Deploying a Temporal Service
There are many ways to self-host a Temporal Service. The right way for you depends entirely on your use case and where you plan to run it.
For step-by-step guides on deploying and configuring Temporal, refer to our Infrastructure tutorials.
Minimum requirements
The Temporal Server depends on a database.
Supported databases include the following:
Docker & Docker Compose
You can run a Temporal Service in Docker containers using Docker Compose.
If you have Docker and Docker Compose installed, all you need to do is clone the temporalio/docker-compose repo and run the docker compose up
command from its root.
The temporalio/docker-compose
repo comes loaded with a variety of configuration templates that enable you to try all three databases that the Temporal Platform supports (PostgreSQL, MySQL, Cassandra).
It also enables you to try Advanced Visibility using Search Attributes, emit metrics, and even play with the Archival feature.
The Docker images in this repo are produced using the Temporal Server auto-setup.sh script.
This script defaults to creating images that run all the Temporal Server services in a single process.
You can use this script as a starting point for producing your own images.
The following commands start and run a Temporal Service in Docker using the default configuration:
git clone https://github.com/temporalio/docker-compose.git
cd docker-compose
docker compose up
Local Temporal Clients and Workers can connect to the Temporal Service running in Docker at 127.0.0.1:7233 (default connection for most SDKs) and the Temporal Web UI at 127.0.0.1:8080.

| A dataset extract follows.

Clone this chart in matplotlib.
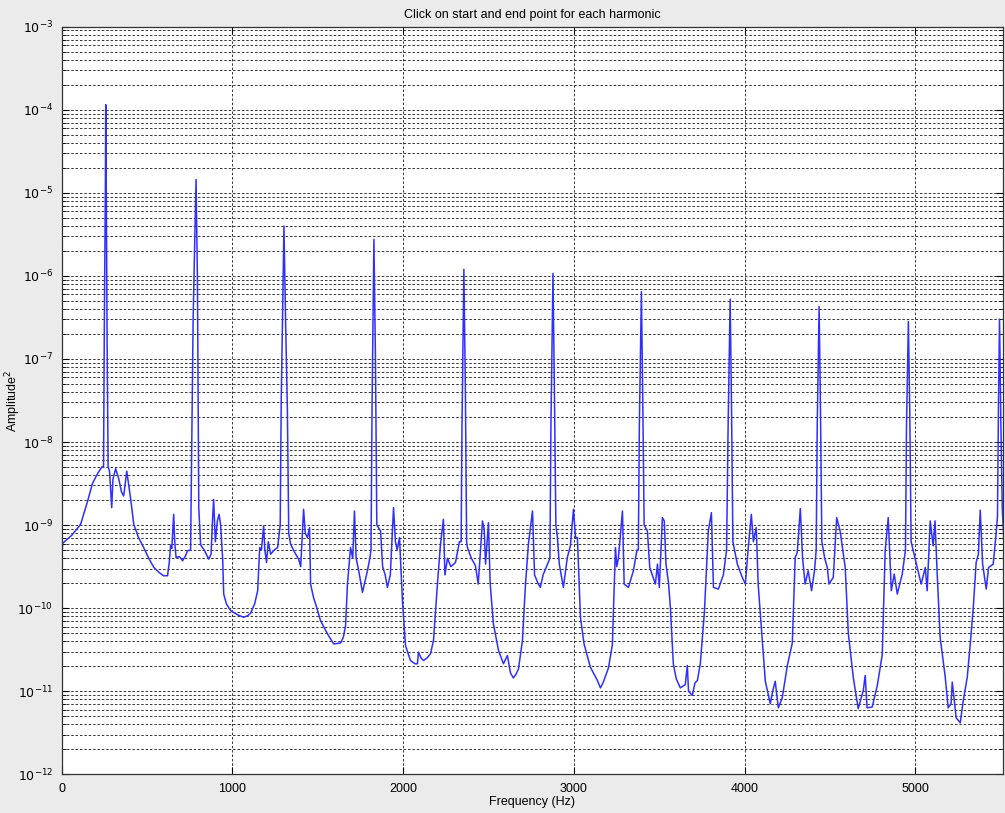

To try other configurations (different dependencies and databases), or to try a custom Docker image, follow the temporalio/docker-compose README.
Temporal Server binaries
You can run a complete Temporal Server by deploying just two Go binaries -- the core Temporal Server, and the Temporal UI Server. Refer to our tutorial site to learn how to deploy Temporal binaries behind an Nginx reverse proxy or an Envoy edge proxy.
Each service can also be deployed separately. For example, if you are using Kubernetes, you could have one service per pod, so they can scale independently in the future.
In Docker, you could run each service in its own container, using the SERVICES
flag to specify the service:
docker run
# persistence/schema setup flags omitted
-e SERVICES=history \ -- Spin up one or more: history, matching, worker, frontend
-e LOG_LEVEL=debug,info \ -- Logging level
-e DYNAMIC_CONFIG_FILE_PATH=config/foo.yaml -- Dynamic config file to be watched
temporalio/server:<tag>
The environment variables supported by the Temporal Docker images are documented on Docker Hub.
Each Temporal Server release ships an Auto Setup Docker image that includes an auto-setup.sh script. We recommend using this script for initial schema setup of each supported database.
Importing the Server package
The Temporal Server is a standalone Go application that can be imported into another project.
You might want to do this to pass custom plugins or any other customizations through the Server Options. Then you can build and run a binary that contains your customizations.
This requires Go v1.19 or later, as specified in the Temporal Server Build prerequisites.
Helm charts
Temporal Helm charts enable you to get a Temporal Service running on Kubernetes by deploying the Temporal Server services to individual pods and connecting them to your existing database and Elasticsearch instances.
The Temporal Helm charts repo contains extensive documentation about Kubernetes deployments.